Aparte de en las estructuras que he ido mencionando en entradas anteriores, el carácter romántico de los dramas históricos de Gertrudis Gómez de Avellaneda queda patente en el gusto por los escenarios sombríos, como la «lóbrega cárcel» de don Rodrigo en el cuadro I del acto III de Egilona; no es solo la acotación, sino las propias réplicas de los personajes las que nos ofrecen datos de esa prisión. Por ejemplo, cuando Rodrigo se encara, en escena efectista, con las cadenas que lo sujetan: «¡Este fuego voraz en que me abraso / tus eslabones derretir no puede!» (p. 42a). Lo mismo sucede con la prisión del Príncipe de Viana (comienzo del segundo acto), o con la de Joaquín en Baltasar, acto I, escenas 1-5; la acotación indica que se trata de una «lúgubre estancia», y el diálogo de los personajes lo corrobora: «Cárcel tenebrosa», «Impura mazmorra», «esta mazmorra en que respiras / atmósfera letal», «prisión / tan horrible» viciada por «infecto vapor», etc.
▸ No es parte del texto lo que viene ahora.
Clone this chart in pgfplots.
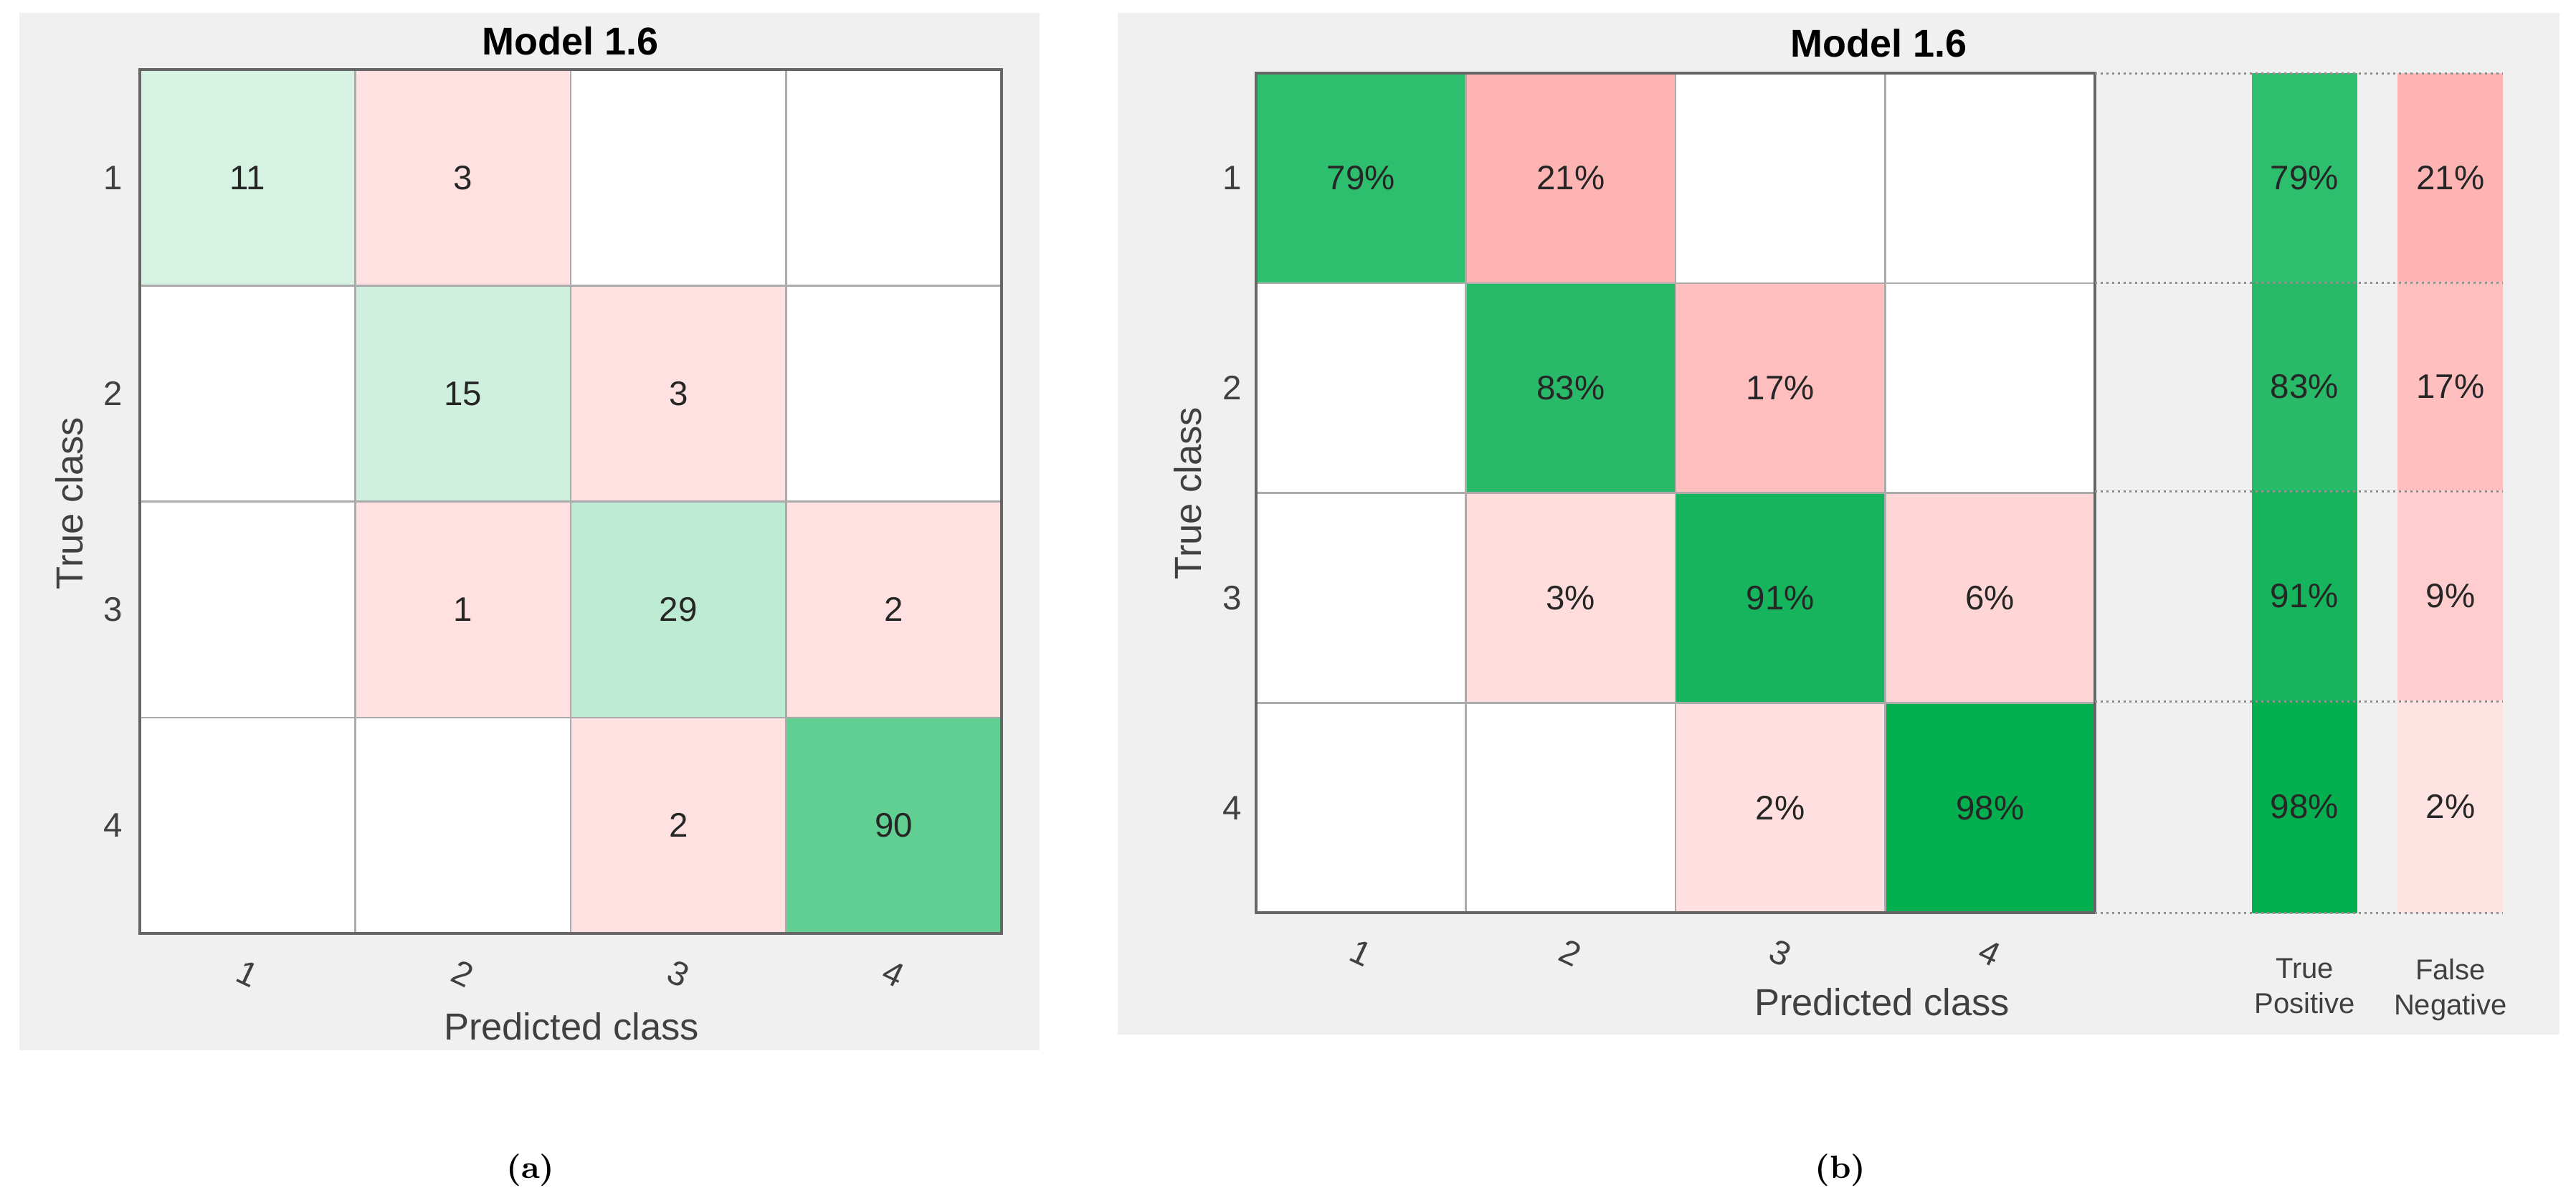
\documentclass[border=0pt]{standalone}
\usepackage{fontspec}
\usepackage{pgfplots}
\pgfplotsset{compat=1.18}
\usepackage{pgfplotstable}
\usepgfplotslibrary{patchplots}
\newfontfamily\arialish{Liberation Sans}
\definecolor{panelbg}{HTML}{F0F0F0}
\definecolor{gridc}{HTML}{ABABAB}
\definecolor{framec}{HTML}{666666}
\definecolor{labc}{HTML}{404040}
\definecolor{numc}{HTML}{262626}

% cell colours, panel (a)
\pgfplotstableread{
x y c
1 1 rgb255=213,242,227
2 1 rgb255=255,225,226
3 1 rgb255=255,255,255
4 1 rgb255=255,255,255
1 2 rgb255=255,255,255
2 2 rgb255=207,239,223
3 2 rgb255=255,225,226
4 2 rgb255=255,255,255
1 3 rgb255=255,255,255
2 3 rgb255=255,225,226
3 3 rgb255=189,234,211
4 3 rgb255=255,225,226
1 4 rgb255=255,255,255
2 4 rgb255=255,255,255
3 4 rgb255=255,225,226
4 4 rgb255=98,207,146
}\cellsA
% counts, panel (a)
\pgfplotstableread{
x y n
1 1 11
2 1 3
2 2 15
3 2 3
2 3 1
3 3 29
4 3 2
3 4 2
4 4 90
}\countsA

% cell colours, panel (b)
\pgfplotstableread{
x y c
1 1 rgb255=46,191,110
2 1 rgb255=255,180,180
3 1 rgb255=255,255,255
4 1 rgb255=255,255,255
1 2 rgb255=255,255,255
2 2 rgb255=40,186,104
3 2 rgb255=255,191,191
4 2 rgb255=255,255,255
1 3 rgb255=255,255,255
2 3 rgb255=255,221,221
3 3 rgb255=22,180,93
4 3 rgb255=255,214,214
1 4 rgb255=255,255,255
2 4 rgb255=255,255,255
3 4 rgb255=255,223,223
4 4 rgb255=4,175,80
}\cellsB
% row-normalised percentages, panel (b)
\pgfplotstableread{
x y p
1 1 79
2 1 21
2 2 83
3 2 17
2 3 3
3 3 91
4 3 6
3 4 2
4 4 98
}\pctB

% true positive / false negative columns (x, y in pixel units of the summary axis)
\pgfplotstableread{
x y c
3142 102 rgb255=46,191,110
3287 102 rgb255=46,191,110
3287 394 rgb255=46,191,110
3142 394 rgb255=46,191,110
3142 394 rgb255=40,186,104
3287 394 rgb255=40,186,104
3287 685 rgb255=40,186,104
3142 685 rgb255=40,186,104
3142 685 rgb255=22,180,93
3287 685 rgb255=22,180,93
3287 978 rgb255=22,180,93
3142 978 rgb255=22,180,93
3142 978 rgb255=4,175,80
3287 978 rgb255=4,175,80
3287 1273 rgb255=4,175,80
3142 1273 rgb255=4,175,80
3345 102 rgb255=255,180,180
3491 102 rgb255=255,180,180
3491 394 rgb255=255,180,180
3345 394 rgb255=255,180,180
3345 394 rgb255=255,191,191
3491 394 rgb255=255,191,191
3491 685 rgb255=255,191,191
3345 685 rgb255=255,191,191
3345 685 rgb255=255,205,205
3491 685 rgb255=255,205,205
3491 978 rgb255=255,205,205
3345 978 rgb255=255,205,205
3345 978 rgb255=255,226,226
3491 978 rgb255=255,226,226
3491 1273 rgb255=255,226,226
3345 1273 rgb255=255,226,226
}\summB
\pgfplotstableread{
x y p
3214.5 248 79
3214.5 539.5 83
3214.5 831.5 91
3214.5 1125.5 98
3418 248 21
3418 539.5 17
3418 831.5 9
3418 1125.5 2
}\summPct

\pgfplotsset{
  cm/.style={
    scale only axis, anchor=south west,
    xmin=0.5, xmax=4.5, ymin=0.5, ymax=4.5, y dir=reverse,
    xtick={1,2,3,4}, ytick={1,2,3,4},
    xticklabels={1,2,3,4}, yticklabels={1,2,3,4},
    minor xtick={1.5,2.5,3.5}, minor ytick={1.5,2.5,3.5},
    xminorgrids, yminorgrids,
    minor grid style={gridc, line width=0.5pt},
    major tick length=0pt, minor tick length=0pt,
    axis line style={framec, line width=0.7pt},
    axis on top,
    /pgf/number format/assume math mode=true,
    tick label style={font=\arialish\fontsize{9.5}{11}\selectfont, text=labc},
    xticklabel style={anchor=center, yshift=-11.2pt, rotate=-25},
  },
  cells/.style={matrix plot*, mesh/cols=4, mesh/color input=explicit,
    point meta=explicit symbolic},
  nums/.style={sharp plot, draw=none, mark=none, mesh/color input=colormap,
    mesh/check=false,
    nodes near coords, point meta=explicit symbolic,
    nodes near coords align=center,
    nodes near coords style={font=\arialish\fontsize{9.5}{11}\selectfont, text=numc}},
}

\begin{document}
\begin{tikzpicture}
\path (0pt,0pt) rectangle (718.6pt,-335.4pt);
\fill[panelbg] (5.4pt,-3.6pt) rectangle (290pt,-293pt);
\fill[panelbg] (311.8pt,-3.6pt) rectangle (714pt,-288.6pt);

% (a) counts
\begin{axis}[cm, at={(39pt,-260.4pt)}, width=240.4pt, height=241pt,
  yticklabel style={anchor=center, xshift=-7.4pt}]
  \addplot[cells] table[x=x, y=y, meta=c] {\cellsA};
  \addplot[nums] table[x=x, y=y, meta=n] {\countsA};
\end{axis}

% (b) percentages
\begin{axis}[cm, at={(350.4pt,-254.6pt)}, width=234pt, height=234.2pt,
  yticklabel style={anchor=center, xshift=-6.6pt}]
  \addplot[cells] table[x=x, y=y, meta=c] {\cellsB};
  \addplot[nums, nodes near coords={\pgfplotspointmeta\%}] table[x=x, y=y, meta=p] {\pctB};
\end{axis}

% (b) true positive / false negative
\begin{axis}[scale only axis, anchor=south west, at={(584.4pt,-254.6pt)},
  width=113.8pt, height=234.2pt,
  xmin=2922, xmax=3491, ymin=102, ymax=1273, y dir=reverse,
  axis line style={draw=none}, major tick length=0pt,
  ytick={102,394,685,978,1273}, yticklabels={}, ymajorgrids,
  major grid style={gridc!85!black, line width=0.6pt, dash pattern=on 0.6pt off 1pt},
  xtick={3214.5,3418}, xticklabels={{True\\Positive},{False\\Negative}},
  xticklabel style={align=center, anchor=north, yshift=-9.3pt,
    font=\arialish\fontsize{8}{9.8}\selectfont, text=labc},
  axis on top]
  \addplot[patch, patch type=rectangle, shader=flat corner, mesh/color input=explicit,
    point meta=explicit symbolic] table[x=x, y=y, meta=c] {\summB};
  \addplot[nums, nodes near coords={\pgfplotspointmeta\%}] table[x=x, y=y, meta=p] {\summPct};
\end{axis}

% titles, axis labels, captions
\begin{scope}[font=\arialish\fontsize{10.5}{12}\selectfont]
\node[font=\arialish\bfseries\fontsize{10.8}{12}\selectfont] at (159.2pt,-11.4pt) {Model 1.6};
\node[font=\arialish\bfseries\fontsize{10.8}{12}\selectfont] at (524.2pt,-12pt) {Model 1.6};
\node[text=labc] at (159.4pt,-286.4pt) {Predicted class};
\node[text=labc] at (525pt,-279.6pt) {Predicted class};
\node[text=labc, rotate=90] at (19.4pt,-140.4pt) {True class};
\node[text=labc, rotate=90] at (331.4pt,-137.6pt) {True class};
\end{scope}
\node[font=\bfseries\fontsize{9}{11}\selectfont] at (148pt,-326.4pt) {(a)};
\node[font=\bfseries\fontsize{9}{11}\selectfont] at (513.4pt,-326.4pt) {(b)};
\end{tikzpicture}
\end{document}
También romántico es el gusto por la noche, siempre adecuada para sombrías empresas o melancólicos pensamientos:
¡Silencio, soledad, muros espesos!…
¡todo es propicio!… Con su negro manto
cubre la noche las tinieblas frías
de esta horrible mansión que convidando
parece estar a los misterios tristes (Egilona, p. 39b).
Y más tarde:
…con su opaco
velo la noche tu camino cubre;
muda su voz, los fúnebres arcanos
nunca vendió de la esperanza impía,
y siempre fue del asesino amparo (p. 43a).
Otra característica muy repetida en las obras de los autores románticos es el hecho de hacer coincidir el estallido de una fuerte tempestad con los momentos climáticos de furia ciega, de pasión incontrolada, de crímenes violentos: en Saúl, la tormenta se desata en el momento en que el protagonista se rebela contra Dios al hacer los sacrificios prohibidos (acto I, escenas 5-9). En Baltasar, acto IV, el salón del banquete aparece alumbrado por la «siniestra luz de los relámpagos», y los truenos van creciendo en intensidad (así lo indica una acotación) hasta que la tempestad estalla con toda su fuerza al producirse el sacrilegio (escena 8). Lo mismo sucede un momento antes de producirse el asesinato de Fronilde en Munio Alfonso (fin del acto III).
En fin, respecto al empleo de disfraces, cabría mencionar únicamente en Baltasar, II, 4 el hecho de que Rubén asista disfrazado de esclavo babilonio a la fiesta del rey, para advertir a Elda que está en peligro su inocencia. Como empleo del fuego para suscitar situaciones dramáticas, solo el incendio del palacio de Baltasar, al que prende fuego Nitocris (acto IV, escenas 12 y 13) al producirse la invasión extranjera[1].
[1] Cito por Gertrudis Gómez de Avellaneda, Obras, vol. II, Madrid, Atlas, 1978 (BAE, 278), donde se incluyen Munio Alfonso, El Príncipe de Viana, Recaredo, Saúl y Baltasar; y Obras, vol. III, Madrid, Atlas, 1979 (BAE, 279), en que figura Egilona. Si no indico una página concreta, los números romanos designan el acto, y los arábigos, la escena. Remito para más detalles a Carlos Mata Induráin, «Los dramas históricos de Gertrudis Gómez de Avellaneda», en Kurt Spang (ed.), El drama histórico. Teoría y comentarios, Pamplona, Eunsa, 1998, pp. 193-213.